+++ Raw data

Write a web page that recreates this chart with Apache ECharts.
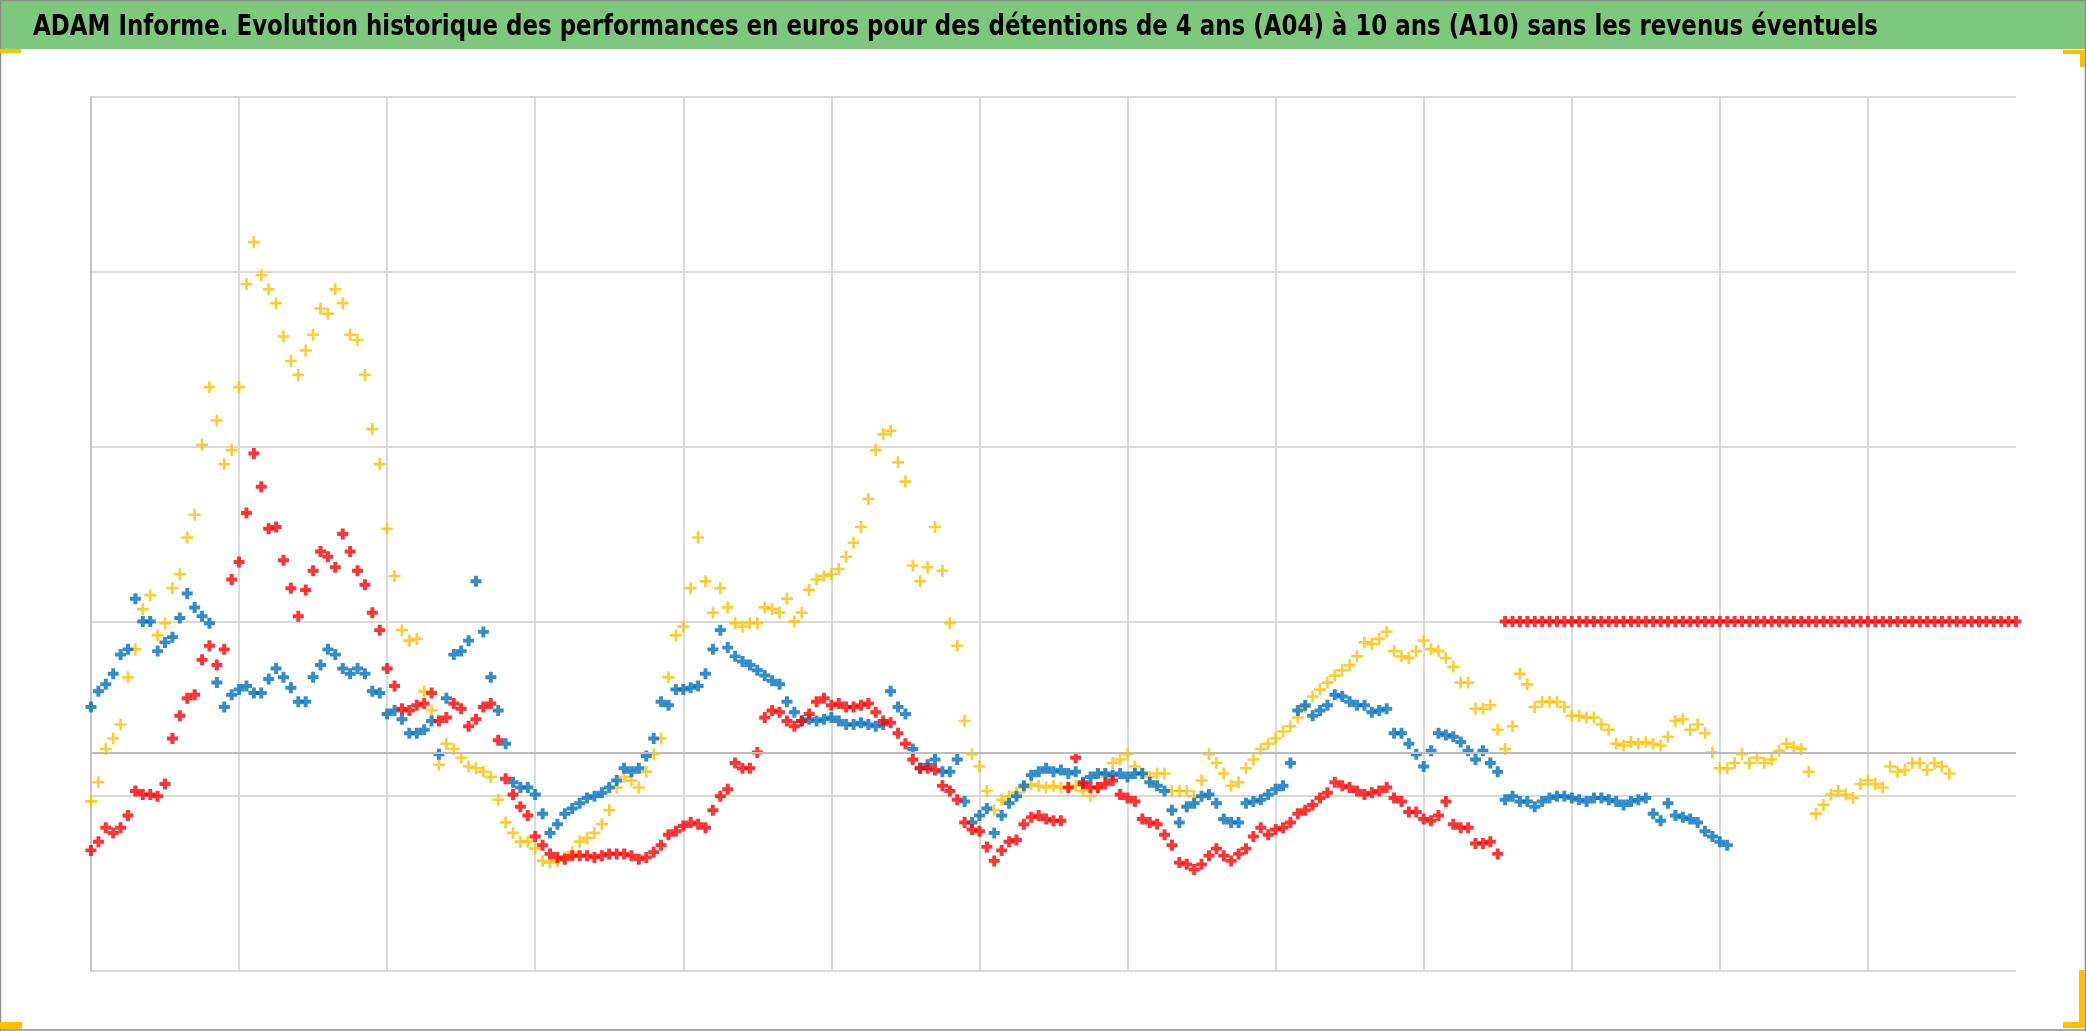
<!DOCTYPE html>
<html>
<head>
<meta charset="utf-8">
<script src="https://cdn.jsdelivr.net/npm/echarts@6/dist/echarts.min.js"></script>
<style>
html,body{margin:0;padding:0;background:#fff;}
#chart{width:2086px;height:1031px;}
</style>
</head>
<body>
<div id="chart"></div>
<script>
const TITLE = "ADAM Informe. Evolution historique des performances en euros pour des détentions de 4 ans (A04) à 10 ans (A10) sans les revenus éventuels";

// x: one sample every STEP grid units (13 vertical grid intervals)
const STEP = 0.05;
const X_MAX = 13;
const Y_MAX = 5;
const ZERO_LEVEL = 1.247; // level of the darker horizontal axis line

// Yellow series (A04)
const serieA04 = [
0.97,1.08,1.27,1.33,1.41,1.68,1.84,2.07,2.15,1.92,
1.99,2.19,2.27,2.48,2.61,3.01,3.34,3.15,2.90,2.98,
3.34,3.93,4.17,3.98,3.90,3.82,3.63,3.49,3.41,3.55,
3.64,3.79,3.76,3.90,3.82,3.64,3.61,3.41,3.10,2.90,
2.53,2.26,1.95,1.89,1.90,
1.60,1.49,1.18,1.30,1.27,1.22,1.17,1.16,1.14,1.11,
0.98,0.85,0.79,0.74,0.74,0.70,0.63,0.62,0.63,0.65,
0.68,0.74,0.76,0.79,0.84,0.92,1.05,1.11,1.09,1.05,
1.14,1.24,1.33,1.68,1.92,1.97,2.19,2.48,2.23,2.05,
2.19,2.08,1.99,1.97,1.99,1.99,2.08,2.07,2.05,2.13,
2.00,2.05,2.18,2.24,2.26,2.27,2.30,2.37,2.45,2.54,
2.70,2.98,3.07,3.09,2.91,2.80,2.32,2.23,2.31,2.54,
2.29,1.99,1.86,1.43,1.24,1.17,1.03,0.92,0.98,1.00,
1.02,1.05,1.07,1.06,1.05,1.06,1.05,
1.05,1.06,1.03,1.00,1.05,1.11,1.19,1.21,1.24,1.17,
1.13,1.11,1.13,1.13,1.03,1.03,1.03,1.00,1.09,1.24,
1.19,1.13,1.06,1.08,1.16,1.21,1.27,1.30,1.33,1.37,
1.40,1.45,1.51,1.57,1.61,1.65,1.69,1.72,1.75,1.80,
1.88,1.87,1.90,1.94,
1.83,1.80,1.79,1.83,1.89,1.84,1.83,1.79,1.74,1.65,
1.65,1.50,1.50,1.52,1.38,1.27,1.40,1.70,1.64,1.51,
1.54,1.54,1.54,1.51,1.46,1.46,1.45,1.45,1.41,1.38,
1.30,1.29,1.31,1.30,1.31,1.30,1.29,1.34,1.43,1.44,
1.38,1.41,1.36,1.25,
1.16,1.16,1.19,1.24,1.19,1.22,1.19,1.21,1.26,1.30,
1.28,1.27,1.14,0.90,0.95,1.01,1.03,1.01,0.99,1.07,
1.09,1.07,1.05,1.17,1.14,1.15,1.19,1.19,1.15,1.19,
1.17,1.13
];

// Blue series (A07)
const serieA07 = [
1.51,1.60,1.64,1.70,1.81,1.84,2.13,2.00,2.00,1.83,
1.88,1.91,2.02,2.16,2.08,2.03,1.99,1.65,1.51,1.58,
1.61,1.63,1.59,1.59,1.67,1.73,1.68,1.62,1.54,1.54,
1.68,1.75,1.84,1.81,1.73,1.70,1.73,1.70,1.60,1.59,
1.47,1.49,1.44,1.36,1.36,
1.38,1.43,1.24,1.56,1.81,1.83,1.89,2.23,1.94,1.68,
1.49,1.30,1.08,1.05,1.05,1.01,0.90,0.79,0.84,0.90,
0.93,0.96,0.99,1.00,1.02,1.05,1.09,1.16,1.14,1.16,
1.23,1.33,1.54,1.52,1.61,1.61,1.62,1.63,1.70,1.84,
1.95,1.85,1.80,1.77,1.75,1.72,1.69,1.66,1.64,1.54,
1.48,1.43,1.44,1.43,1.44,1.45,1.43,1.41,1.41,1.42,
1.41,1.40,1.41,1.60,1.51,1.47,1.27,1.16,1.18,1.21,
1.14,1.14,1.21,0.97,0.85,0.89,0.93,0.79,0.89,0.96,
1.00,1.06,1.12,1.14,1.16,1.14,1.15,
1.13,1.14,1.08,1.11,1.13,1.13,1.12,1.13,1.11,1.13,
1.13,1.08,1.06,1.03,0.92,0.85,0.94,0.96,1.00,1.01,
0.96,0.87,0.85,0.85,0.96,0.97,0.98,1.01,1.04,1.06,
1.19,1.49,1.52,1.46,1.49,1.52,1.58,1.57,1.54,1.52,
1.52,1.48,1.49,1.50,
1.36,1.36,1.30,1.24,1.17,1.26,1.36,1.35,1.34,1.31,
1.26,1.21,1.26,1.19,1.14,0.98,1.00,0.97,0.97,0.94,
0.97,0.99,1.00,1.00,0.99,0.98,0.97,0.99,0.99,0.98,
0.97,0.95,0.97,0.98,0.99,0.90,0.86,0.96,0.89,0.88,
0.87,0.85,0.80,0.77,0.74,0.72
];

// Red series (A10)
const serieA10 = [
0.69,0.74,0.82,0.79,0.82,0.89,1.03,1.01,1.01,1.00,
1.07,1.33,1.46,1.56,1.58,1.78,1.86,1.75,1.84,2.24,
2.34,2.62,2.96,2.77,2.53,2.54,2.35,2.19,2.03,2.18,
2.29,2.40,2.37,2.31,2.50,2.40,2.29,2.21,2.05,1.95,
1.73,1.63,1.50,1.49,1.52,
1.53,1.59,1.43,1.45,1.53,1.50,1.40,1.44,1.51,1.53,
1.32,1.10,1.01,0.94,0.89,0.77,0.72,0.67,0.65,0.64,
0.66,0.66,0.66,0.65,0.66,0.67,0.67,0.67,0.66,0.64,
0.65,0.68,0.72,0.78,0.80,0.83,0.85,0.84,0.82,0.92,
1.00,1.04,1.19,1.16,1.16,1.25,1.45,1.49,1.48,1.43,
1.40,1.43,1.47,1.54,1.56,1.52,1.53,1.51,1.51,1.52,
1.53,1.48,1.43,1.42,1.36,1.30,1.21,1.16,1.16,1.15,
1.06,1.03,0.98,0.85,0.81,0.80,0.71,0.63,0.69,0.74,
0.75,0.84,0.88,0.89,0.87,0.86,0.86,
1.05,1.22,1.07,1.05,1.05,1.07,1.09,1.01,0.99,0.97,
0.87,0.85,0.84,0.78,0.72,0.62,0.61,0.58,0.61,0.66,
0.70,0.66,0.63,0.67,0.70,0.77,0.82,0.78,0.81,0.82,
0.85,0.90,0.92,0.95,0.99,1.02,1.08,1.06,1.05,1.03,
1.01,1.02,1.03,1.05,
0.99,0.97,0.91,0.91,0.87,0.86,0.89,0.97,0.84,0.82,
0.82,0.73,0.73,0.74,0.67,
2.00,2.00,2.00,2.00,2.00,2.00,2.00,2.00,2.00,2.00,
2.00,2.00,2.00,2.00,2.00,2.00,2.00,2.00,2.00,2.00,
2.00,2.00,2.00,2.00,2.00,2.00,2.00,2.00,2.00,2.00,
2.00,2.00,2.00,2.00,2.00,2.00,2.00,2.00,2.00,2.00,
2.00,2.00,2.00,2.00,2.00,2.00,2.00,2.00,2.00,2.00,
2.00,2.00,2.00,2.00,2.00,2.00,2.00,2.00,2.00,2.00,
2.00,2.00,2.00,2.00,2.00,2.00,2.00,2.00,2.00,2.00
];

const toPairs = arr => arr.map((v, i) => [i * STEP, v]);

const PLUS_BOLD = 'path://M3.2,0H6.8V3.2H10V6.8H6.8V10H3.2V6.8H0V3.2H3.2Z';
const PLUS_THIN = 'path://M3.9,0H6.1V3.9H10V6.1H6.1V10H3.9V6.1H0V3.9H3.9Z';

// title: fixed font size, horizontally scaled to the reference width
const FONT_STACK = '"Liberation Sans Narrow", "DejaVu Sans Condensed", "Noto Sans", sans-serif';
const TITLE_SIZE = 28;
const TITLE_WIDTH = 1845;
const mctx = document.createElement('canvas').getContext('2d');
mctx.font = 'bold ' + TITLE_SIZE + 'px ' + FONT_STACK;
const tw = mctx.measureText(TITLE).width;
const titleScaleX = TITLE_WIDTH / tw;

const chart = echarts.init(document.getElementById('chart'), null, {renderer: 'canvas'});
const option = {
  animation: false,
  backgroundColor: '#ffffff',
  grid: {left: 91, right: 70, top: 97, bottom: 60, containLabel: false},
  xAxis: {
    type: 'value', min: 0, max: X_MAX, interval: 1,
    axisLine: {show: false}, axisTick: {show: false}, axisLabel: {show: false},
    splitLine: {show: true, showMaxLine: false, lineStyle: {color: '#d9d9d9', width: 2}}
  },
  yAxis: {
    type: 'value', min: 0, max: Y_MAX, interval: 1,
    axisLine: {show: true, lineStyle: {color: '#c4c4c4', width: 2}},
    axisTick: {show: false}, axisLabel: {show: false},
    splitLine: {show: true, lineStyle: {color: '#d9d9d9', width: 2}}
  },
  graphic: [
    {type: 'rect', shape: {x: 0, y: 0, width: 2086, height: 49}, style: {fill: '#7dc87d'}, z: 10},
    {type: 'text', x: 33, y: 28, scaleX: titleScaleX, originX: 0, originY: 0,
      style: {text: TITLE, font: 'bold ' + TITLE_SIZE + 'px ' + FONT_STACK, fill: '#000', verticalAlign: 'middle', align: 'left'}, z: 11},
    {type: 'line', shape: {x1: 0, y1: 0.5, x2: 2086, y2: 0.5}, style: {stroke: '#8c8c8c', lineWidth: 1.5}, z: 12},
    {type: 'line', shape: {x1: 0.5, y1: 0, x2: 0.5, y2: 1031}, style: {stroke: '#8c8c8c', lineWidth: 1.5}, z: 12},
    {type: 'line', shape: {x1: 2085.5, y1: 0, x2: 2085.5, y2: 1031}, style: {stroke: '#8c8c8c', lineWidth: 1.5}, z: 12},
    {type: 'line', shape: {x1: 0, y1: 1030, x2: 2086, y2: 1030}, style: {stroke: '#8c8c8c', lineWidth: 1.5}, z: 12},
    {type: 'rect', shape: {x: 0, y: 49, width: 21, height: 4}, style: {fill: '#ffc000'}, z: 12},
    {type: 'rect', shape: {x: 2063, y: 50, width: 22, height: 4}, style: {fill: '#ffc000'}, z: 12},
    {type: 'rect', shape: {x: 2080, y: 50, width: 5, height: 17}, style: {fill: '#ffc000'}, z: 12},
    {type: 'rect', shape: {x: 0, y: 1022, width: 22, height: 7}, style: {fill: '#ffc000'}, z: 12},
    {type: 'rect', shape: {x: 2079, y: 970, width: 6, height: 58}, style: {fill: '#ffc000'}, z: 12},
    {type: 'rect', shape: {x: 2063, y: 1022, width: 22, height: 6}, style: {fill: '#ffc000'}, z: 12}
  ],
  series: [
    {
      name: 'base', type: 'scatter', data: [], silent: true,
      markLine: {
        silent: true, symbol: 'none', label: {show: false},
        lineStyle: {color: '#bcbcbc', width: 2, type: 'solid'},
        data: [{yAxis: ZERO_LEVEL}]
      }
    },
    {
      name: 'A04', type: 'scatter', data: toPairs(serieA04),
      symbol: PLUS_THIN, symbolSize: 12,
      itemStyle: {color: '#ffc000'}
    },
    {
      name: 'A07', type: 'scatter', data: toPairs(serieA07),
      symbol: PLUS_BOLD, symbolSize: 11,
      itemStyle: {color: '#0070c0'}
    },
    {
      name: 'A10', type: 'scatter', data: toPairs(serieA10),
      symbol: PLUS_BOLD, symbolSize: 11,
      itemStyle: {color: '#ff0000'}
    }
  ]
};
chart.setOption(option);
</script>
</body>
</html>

++++++

• Your instructions: Leave the pictures out and reproduce exactly the lines from the top of the listing above through the line with "const ZERO_LEVEL = 1.247;".

• Solution below:
Write a web page that recreates this chart with Apache ECharts.
<!DOCTYPE html>
<html>
<head>
<meta charset="utf-8">
<script src="https://cdn.jsdelivr.net/npm/echarts@6/dist/echarts.min.js"></script>
<style>
html,body{margin:0;padding:0;background:#fff;}
#chart{width:2086px;height:1031px;}
</style>
</head>
<body>
<div id="chart"></div>
<script>
const TITLE = "ADAM Informe. Evolution historique des performances en euros pour des détentions de 4 ans (A04) à 10 ans (A10) sans les revenus éventuels";

// x: one sample every STEP grid units (13 vertical grid intervals)
const STEP = 0.05;
const X_MAX = 13;
const Y_MAX = 5;
const ZERO_LEVEL = 1.247; // level of the darker horizontal axis line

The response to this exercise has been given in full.